:: SHORT PROBLEM ::
Your answer should be only a number: how many lines include the word "that".

** Start ROWS **

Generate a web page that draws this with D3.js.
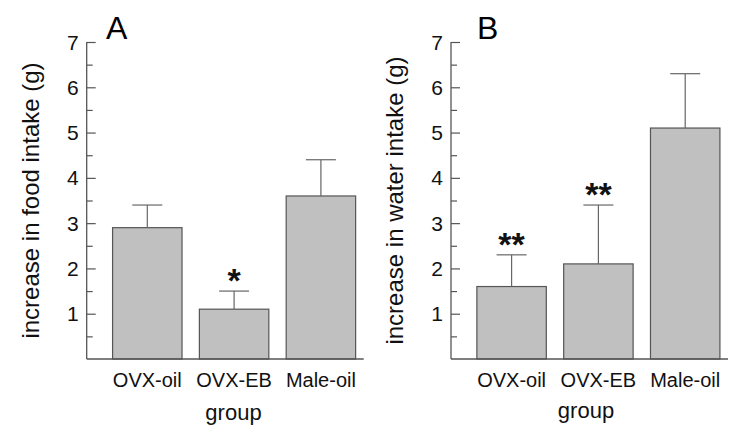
<!DOCTYPE html>
<html>
<head>
<meta charset="utf-8">
<script src="https://cdn.jsdelivr.net/npm/d3@7"></script>
<style>
  html, body { margin: 0; padding: 0; background: #fff; }
  svg { display: block; font-family: Arial, "Liberation Sans", Helvetica, sans-serif; }
</style>
</head>
<body>
<svg id="chart" width="750" height="442"></svg>
<script>
const categories = ["OVX-oil", "OVX-EB", "Male-oil"];
const foodMeans = [2.9, 1.1, 3.6];
const foodErrors = [0.5, 0.4, 0.8];
const foodSig = ["", "*", ""];
const waterMeans = [1.6, 2.1, 5.1];
const waterErrors = [0.7, 1.3, 1.2];
const waterSig = ["**", "**", ""];
const yTickValues = [1, 2, 3, 4, 5, 6, 7];
const yMinorTicks = [0.5, 1.5, 2.5, 3.5, 4.5, 5.5, 6.5];

const svg = d3.select("#chart");

const panels = [
  { letter: "A", means: foodMeans, errors: foodErrors, sig: foodSig,
    title: "increase in food intake (g)", x0: 86.7, titleX: 38.5, letterX: 106, letterY: 38.5,
    groupX: 233.5, groupY: 420 },
  { letter: "B", means: waterMeans, errors: waterErrors, sig: waterSig,
    title: "increase in water intake (g)", x0: 451, titleX: 402.5, letterX: 477, letterY: 39,
    groupX: 586, groupY: 418 }
];

const yTop = 42, yBottom = 359;
const y = d3.scaleLinear().domain([0, 7]).range([yBottom, yTop]);
const axisColor = "#555";

panels.forEach(p => {
  const g = svg.append("g");
  const x = d3.scaleBand().domain(categories)
    .range([p.x0 + 17.2, p.x0 + 17.2 + 260.4])
    .paddingInner(0.2).paddingOuter(0.1);

  // bars
  g.selectAll("rect.bar").data(categories).enter().append("rect")
    .attr("x", d => x(d))
    .attr("y", (d, i) => y(p.means[i]))
    .attr("width", x.bandwidth())
    .attr("height", (d, i) => y(0) - y(p.means[i]))
    .attr("fill", "#c0c0c0")
    .attr("stroke", "#555")
    .attr("stroke-width", 1.2);

  // error bars
  const capW = 30;
  categories.forEach((c, i) => {
    const cx = x(c) + x.bandwidth() / 2;
    const top = y(p.means[i] + p.errors[i]);
    g.append("line").attr("x1", cx).attr("x2", cx)
      .attr("y1", y(p.means[i])).attr("y2", top)
      .attr("stroke", "#666").attr("stroke-width", 1.2);
    g.append("line").attr("x1", cx - capW / 2).attr("x2", cx + capW / 2)
      .attr("y1", top).attr("y2", top)
      .attr("stroke", "#666").attr("stroke-width", 1.2);
    if (p.sig[i]) {
      g.append("text").attr("x", cx).attr("y", top + 1)
        .attr("text-anchor", "middle")
        .attr("font-size", 34).attr("font-weight", "bold")
        .attr("fill", "#111")
        .text(p.sig[i]);
    }
  });

  // y axis
  const yAxis = d3.axisRight(y).tickValues(yTickValues).tickSize(9).tickFormat("");
  const ya = g.append("g").attr("transform", `translate(${p.x0},0)`).call(yAxis);
  ya.select(".domain").remove();
  ya.selectAll("line").attr("stroke", axisColor).attr("stroke-width", 1.2);
  const yMinor = d3.axisRight(y).tickValues(yMinorTicks).tickSize(6).tickFormat("");
  const ym = g.append("g").attr("transform", `translate(${p.x0},0)`).call(yMinor);
  ym.select(".domain").remove();
  ym.selectAll("line").attr("stroke", axisColor).attr("stroke-width", 1.2);

  g.append("line").attr("x1", p.x0).attr("x2", p.x0)
    .attr("y1", y(7)).attr("y2", y(0))
    .attr("stroke", axisColor).attr("stroke-width", 1.3);
  g.append("line").attr("x1", p.x0).attr("x2", p.x0 + 277)
    .attr("y1", y(0)).attr("y2", y(0))
    .attr("stroke", axisColor).attr("stroke-width", 1.3);

  // tick labels
  g.selectAll("text.ytl").data(yTickValues).enter().append("text")
    .attr("x", p.x0 - 8).attr("y", d => y(d) + 7.5)
    .attr("text-anchor", "end")
    .attr("font-size", 21).attr("fill", "#111")
    .text(d => d);

  // category labels
  g.selectAll("text.cat").data(categories).enter().append("text")
    .attr("x", d => x(d) + x.bandwidth() / 2).attr("y", 387)
    .attr("text-anchor", "middle")
    .attr("font-size", 20).attr("fill", "#111")
    .text(d => d);

  // x title
  g.append("text").attr("x", p.groupX).attr("y", p.groupY)
    .attr("text-anchor", "middle").attr("font-size", 22).attr("fill", "#111")
    .text("group");

  // y title
  g.append("text")
    .attr("transform", `translate(${p.titleX},${(yTop + yBottom) / 2}) rotate(-90)`)
    .attr("text-anchor", "middle").attr("font-size", 24).attr("fill", "#111")
    .text(p.title);

  // panel letter
  g.append("text").attr("x", p.letterX).attr("y", p.letterY)
    .attr("font-size", 32).attr("fill", "#000")
    .text(p.letter);
});
</script>
</body>
</html>
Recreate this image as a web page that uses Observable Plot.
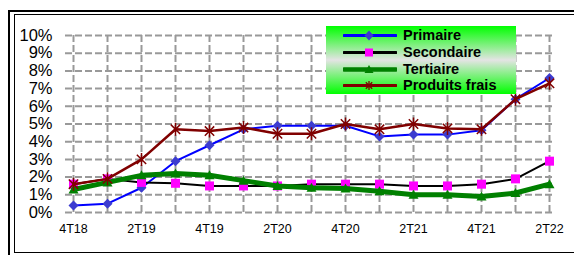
<!DOCTYPE html>
<html><head><meta charset="utf-8">
<script src="https://cdn.jsdelivr.net/npm/d3@7"></script>
<script src="https://cdn.jsdelivr.net/npm/@observablehq/plot@0.6"></script>
<style>
body{margin:0;background:#fff;}
#wrap{position:relative;width:574px;height:255px;overflow:hidden;font-family:"Liberation Sans",Arial,sans-serif;background:#fff;}
.f1{position:absolute;left:8px;top:10px;width:620px;height:300px;border:2px solid #000;box-sizing:border-box;}
.f2{position:absolute;left:14px;top:14px;width:600px;height:239px;border:1.5px solid #000;box-sizing:border-box;}
#chart{position:absolute;left:0;top:0;}
#legend{position:absolute;left:326px;top:26px;width:190px;height:68px;background:linear-gradient(#00ff00,#e4e4e4 50%,#00ff00);}
#legend .row{position:absolute;left:0;height:17px;width:190px;}
#legend svg{position:absolute;left:17px;top:0;}
#legend span{position:absolute;left:77px;top:0;line-height:17px;font-weight:bold;font-size:14.5px;color:#000;white-space:nowrap;}
</style></head>
<body>
<div id="wrap">
  <div class="f1"></div><div class="f2"></div>
  <div id="chart"></div>
  <div id="legend"></div>
</div>
<script>
const quarters = ["4T18","1T19","2T19","3T19","4T19","1T20","2T20","3T20","4T20","1T21","2T21","3T21","4T21","1T22","2T22"];
const xTickLabels = ["4T18","2T19","4T19","2T20","4T20","2T21","4T21","2T22"];
const yTicks = [0,1,2,3,4,5,6,7,8,9,10];
const seriesNames = ["Primaire","Secondaire","Tertiaire","Produits frais"];
const primaire      = [0.4,0.5,1.4,2.9,3.8,4.7,4.9,4.9,4.9,4.3,4.4,4.4,4.65,6.4,7.6];
const secondaire    = [1.6,1.9,1.7,1.65,1.5,1.5,1.5,1.6,1.6,1.6,1.5,1.5,1.6,1.9,2.9];
const tertiaire     = [1.3,1.7,2.1,2.2,2.1,1.8,1.5,1.4,1.35,1.2,1.0,1.0,0.9,1.1,1.6];
const produitsFrais = [1.6,1.9,3.0,4.7,4.6,4.8,4.45,4.45,5.0,4.7,5.0,4.75,4.7,6.4,7.3];

const toRows = vals => quarters.map((q,i)=>({q, v: vals[i]}));

const sym = fn => ({draw(c, size){ const r = Math.sqrt(size/Math.PI); fn(c, r); }});
const diamondS = sym((c,r)=>{c.moveTo(0,-r);c.lineTo(r,0);c.lineTo(0,r);c.lineTo(-r,0);c.closePath();});
const squareS = sym((c,r)=>{c.moveTo(-r,-r);c.lineTo(r,-r);c.lineTo(r,r);c.lineTo(-r,r);c.closePath();});
const triangleS = sym((c,r)=>{c.moveTo(0,-r);c.lineTo(r,r*0.8);c.lineTo(-r,r*0.8);c.closePath();});
const starS = sym((c,r)=>{const k=r*0.72;c.moveTo(0,-r);c.lineTo(0,r);c.moveTo(-k,-k);c.lineTo(k,k);c.moveTo(-k,k);c.lineTo(k,-k);});

const styles = [
  {vals: primaire, line:"#0000ff", lw:2, symbol: diamondS, r:5, fill:"#3c3cd0", stroke:"none"},
  {vals: secondaire, line:"#000000", lw:2, symbol: squareS, r:4.5, fill:"#ff00ff", stroke:"none"},
  {vals: tertiaire, line:"#008000", lw:5, symbol: triangleS, r:5, fill:"#008000", stroke:"none"},
  {vals: produitsFrais, line:"#800000", lw:2.5, symbol: starS, r:6.5, fill:"none", stroke:"#800000"}
];

const marks = [
  Plot.ruleY(yTicks, {y: d=>d, stroke:"#999", strokeWidth:2, strokeDasharray:"7,3", insetLeft:-4}),
  Plot.ruleX(quarters, {x: d=>d, stroke:"#999", strokeWidth:2, strokeDasharray:"7,3"}),
  Plot.axisX(xTickLabels, {tickSize:0, tickPadding:12, fontSize:12.5, label:null}),
  Plot.axisY(yTicks, {tickSize:0, tickPadding:17, fontSize:16.5, label:null, tickFormat: d=>d+"%"})
];
for (const s of styles) {
  const rows = toRows(s.vals);
  marks.push(Plot.line(rows, {x:"q", y:"v", stroke:s.line, strokeWidth:s.lw, strokeLinejoin:"round"}));
  marks.push(Plot.dot(rows, {x:"q", y:"v", symbol:s.symbol, r:s.r, fill:s.fill, stroke:s.stroke, strokeWidth:1.5}));
}

const chart = Plot.plot({
  width:574, height:255,
  marginLeft:69, marginRight:21, marginTop:35, marginBottom:43,
  style:{fontFamily:'"Liberation Sans", Arial, sans-serif', color:"#000", background:"transparent"},
  x:{type:"point", domain:quarters, padding:0, label:null},
  y:{domain:[0,10], label:null},
  marks
});
document.getElementById("chart").appendChild(chart);

// legend
const lg = d3.select("#legend");
const legendSym = [
  (g)=>g.append("path").attr("d","M26,3.5L30.5,8.5L26,13.5L21.5,8.5Z").attr("fill","#3c3cd0"),
  (g)=>g.append("rect").attr("x",22).attr("y",4.5).attr("width",8).attr("height",8).attr("fill","#ff00ff"),
  (g)=>g.append("path").attr("d","M26,4L30.5,12L21.5,12Z").attr("fill","#008000"),
  (g)=>g.append("path").attr("d","M26,4V13M22.8,5.3L29.2,11.7M22.8,11.7L29.2,5.3").attr("stroke","#800000").attr("stroke-width",1.3).attr("fill","none")
];
seriesNames.forEach((name,i)=>{
  const row = lg.append("div").attr("class","row").style("top",(1+i*16.8)+"px");
  const svg = row.append("svg").attr("width",54).attr("height",17);
  svg.append("line").attr("x1",1).attr("x2",53).attr("y1",8.5).attr("y2",8.5)
    .attr("stroke",styles[i].line).attr("stroke-width", i===2?4.5:3).attr("stroke-linecap","round");
  legendSym[i](svg);
  row.append("span").text(name);
});
</script>
</body></html>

** End ROWS **

:: OUTPUT FOR THIS TASK ::
2